# Baked Fish en Papillote W/Vegetable Julienne...W/Exchanges



## Filus59602 (Sep 24, 2002)

BAKED FISH EN PAPILLOTE WITH VEGETABLE JULIENNE 

Servings: 4 
Source: "Mediterranean Light" by Martha Rose Shulman 

INGREDIENTS 

- 4 small whole porgy, sea bream, or flounder (3/4 to 1-lb each), cleaned 
- Salt and freshly ground pepper 
- 1 tablespoon olive oil 
- 1 small fennel bulb, sliced into julienne strips 
- 1 carrot, peeled and sliced into julienne strips 
- 2 leeks, white part only, cleaned, sliced into julienne strips 
- 1 zucchini, sliced into julienne strips 
- 1 garlic clove, minced or put through a press 
- 1/2 teaspoon crushed fennel seed 
- 1 tablespoon Pernod or anisette 
- 2 lemons, cut in half 

Preheat the oven to 425 degrees F. Rinse the fish, pat dry, and sprinkle lightly with salt and pepper if you wish. 

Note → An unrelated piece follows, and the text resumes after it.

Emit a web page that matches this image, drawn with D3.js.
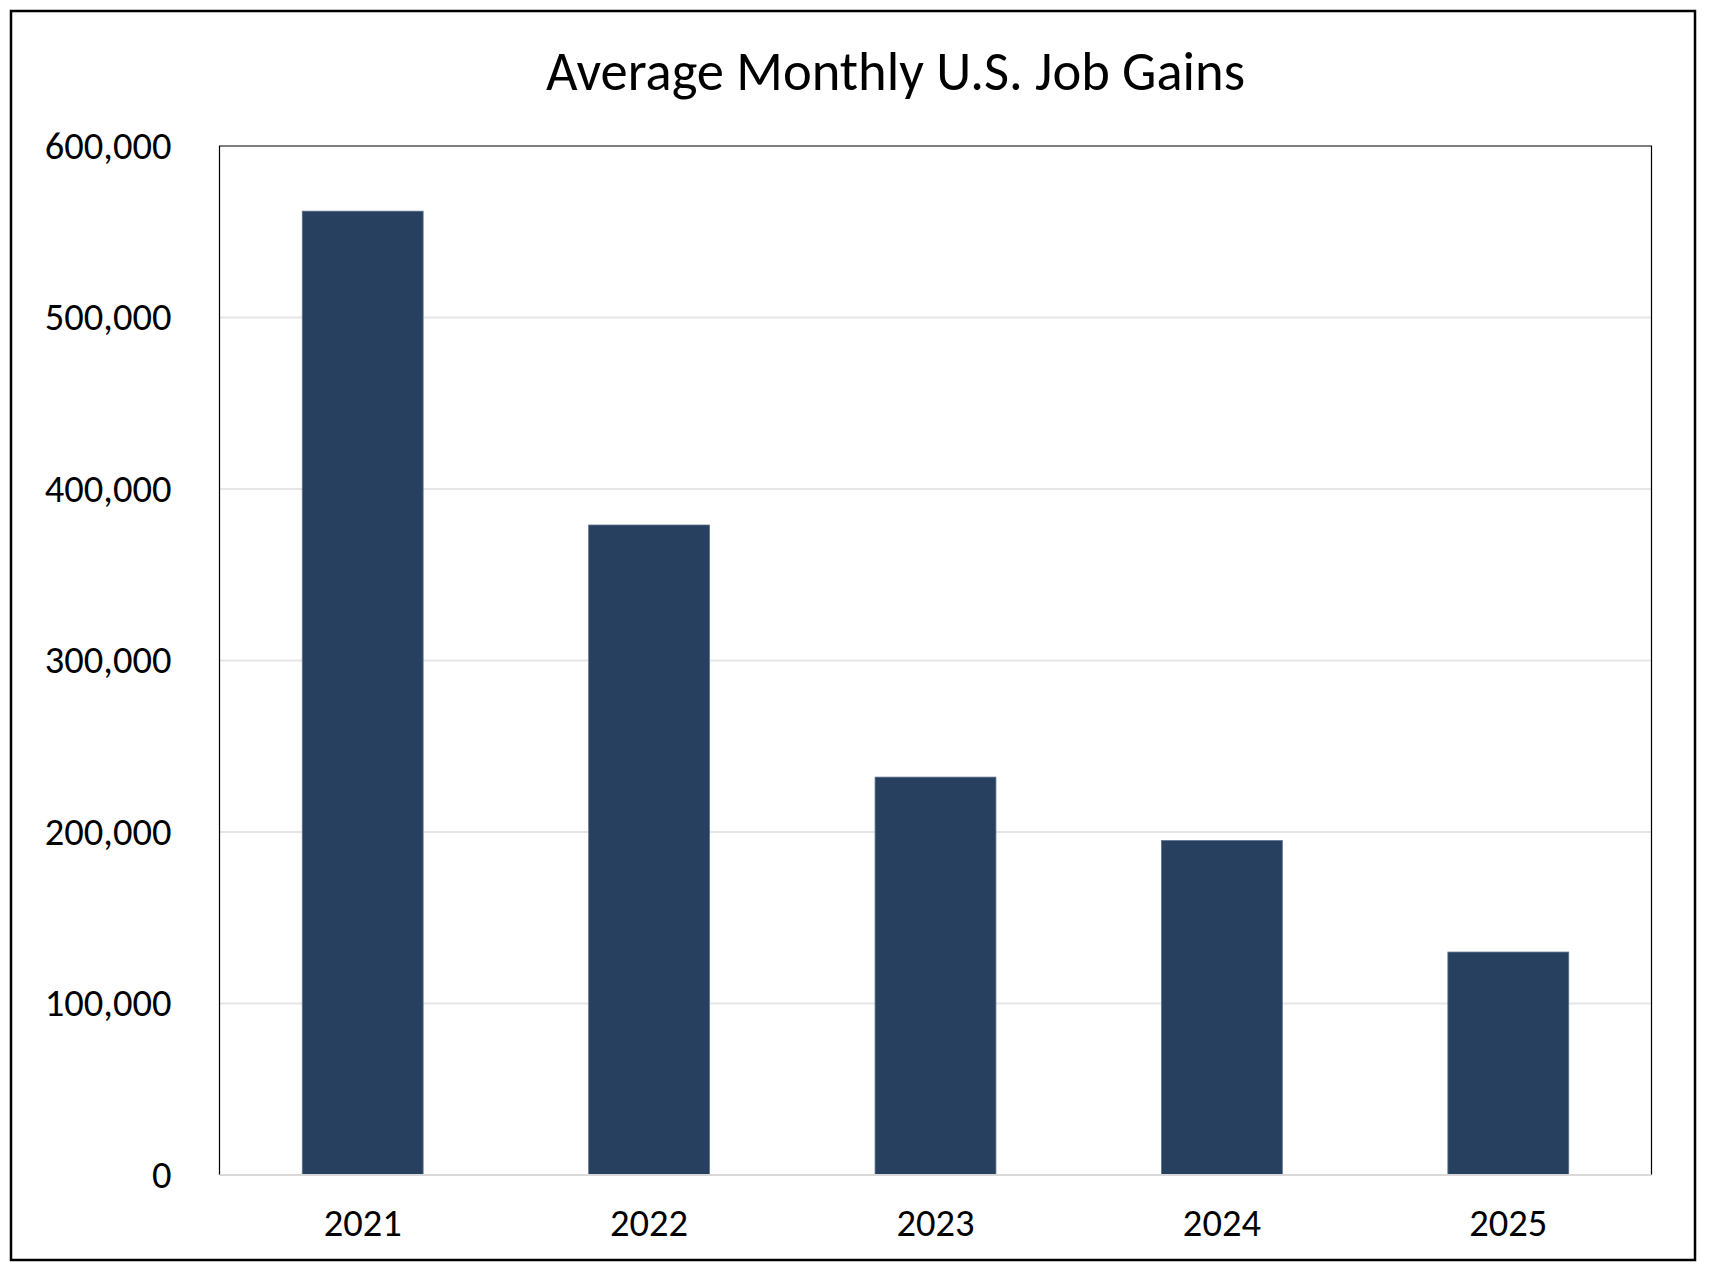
<!DOCTYPE html>
<html>
<head>
<meta charset="utf-8">
<script src="https://cdn.jsdelivr.net/npm/d3@7"></script>
<style>
  html, body { margin: 0; padding: 0; background: #ffffff; }
  svg { display: block; }
  text { font-family: Carlito, Calibri, Lato, "Open Sans", sans-serif; fill: #000; }
</style>
</head>
<body>
<svg id="chart" width="1710" height="1272"></svg>
<script>
const titleText = "Average Monthly U.S. Job Gains";
const years = ["2021", "2022", "2023", "2024", "2025"];
const gains = [562000, 379000, 232000, 195000, 130000];
const yTicks = [0, 100000, 200000, 300000, 400000, 500000, 600000];

const W = 1710, H = 1272;
const plot = { left: 219.5, top: 146, right: 1651.5, bottom: 1175 };

const svg = d3.select("#chart");

// outer frame
svg.append("rect")
  .attr("x", 11).attr("y", 11)
  .attr("width", 1684).attr("height", 1249)
  .attr("fill", "#fff").attr("stroke", "#000").attr("stroke-width", 2.5);

const x = d3.scaleBand()
  .domain(years)
  .range([plot.left, plot.right])
  .paddingInner(0.578)
  .paddingOuter(0.289);

const y = d3.scaleLinear()
  .domain([0, 600000])
  .range([plot.bottom, plot.top]);

// gridlines
svg.append("g")
  .selectAll("line")
  .data(yTicks.filter(d => d > 0 && d < 600000))
  .join("line")
  .attr("x1", plot.left).attr("x2", plot.right)
  .attr("y1", d => y(d)).attr("y2", d => y(d))
  .attr("stroke", "#e6e6e6").attr("stroke-width", 2);

// bars
svg.append("g")
  .selectAll("rect")
  .data(years.map((yr, i) => ({ yr, v: gains[i] })))
  .join("rect")
  .attr("x", d => x(d.yr))
  .attr("width", x.bandwidth())
  .attr("y", d => y(d.v))
  .attr("height", d => y(0) - y(d.v))
  .attr("fill", "#27405f")
  .attr("stroke", "#5c708c")
  .attr("stroke-width", 0.8);

// plot area border (left, top, right black)
svg.append("path")
  .attr("d", `M${plot.left},${plot.bottom}V${plot.top}H${plot.right}V${plot.bottom}`)
  .attr("fill", "none").attr("stroke", "#000").attr("stroke-width", 1.2);

// x axis baseline (gray)
svg.append("line")
  .attr("x1", plot.left).attr("x2", plot.right)
  .attr("y1", y(0)).attr("y2", y(0))
  .attr("stroke", "#d9d9d9").attr("stroke-width", 2);

// y axis labels
const yAxis = d3.axisLeft(y)
  .tickValues(yTicks)
  .tickFormat(d3.format(","))
  .tickSize(0)
  .tickPadding(48);
const yg = svg.append("g").attr("transform", `translate(${plot.left},0)`).call(yAxis);
yg.select(".domain").remove();
yg.selectAll("text")
  .style("font-family", "Carlito, Calibri, Lato, 'Open Sans', sans-serif")
  .style("font-size", "38.5px")
  .attr("fill", "#000");

// x axis labels
const xAxis = d3.axisBottom(x).tickSize(0).tickPadding(34);
const xg = svg.append("g").attr("transform", `translate(0,${plot.bottom})`).call(xAxis);
xg.select(".domain").remove();
xg.selectAll("text")
  .style("font-family", "Carlito, Calibri, Lato, 'Open Sans', sans-serif")
  .style("font-size", "38.5px")
  .attr("fill", "#000");

// title
svg.append("text")
  .attr("x", 895.5).attr("y", 90)
  .attr("text-anchor", "middle")
  .style("font-size", "54.5px")
  .text(titleText);
</script>
</body>
</html>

Cut 4 double thicknesses of aluminum foil, large enough to accommodate the fish. Brush with olive oil. Lay a fish on each piece. 

Heat the tablespoon of olive oil in a large heavy-bottomed skillet and saute the vegetables and garlic together over medium heat for 5 minutes, stirring. Add the Pernod and fennel seed and continue to saute, stirring, for 5 minutes. Add salt and pepper to taste. 

Stuff the fish with some of this mixture and lay the remaining vegetables over the fish. Squeeze juice from half an lemon over each fish. Enclose the fish in the foil and crimp the edges together well. 

Place in a baking dish and bake in a preheated oven for 20 minutes or until the fish is opaque and flakes easily. Serve at once.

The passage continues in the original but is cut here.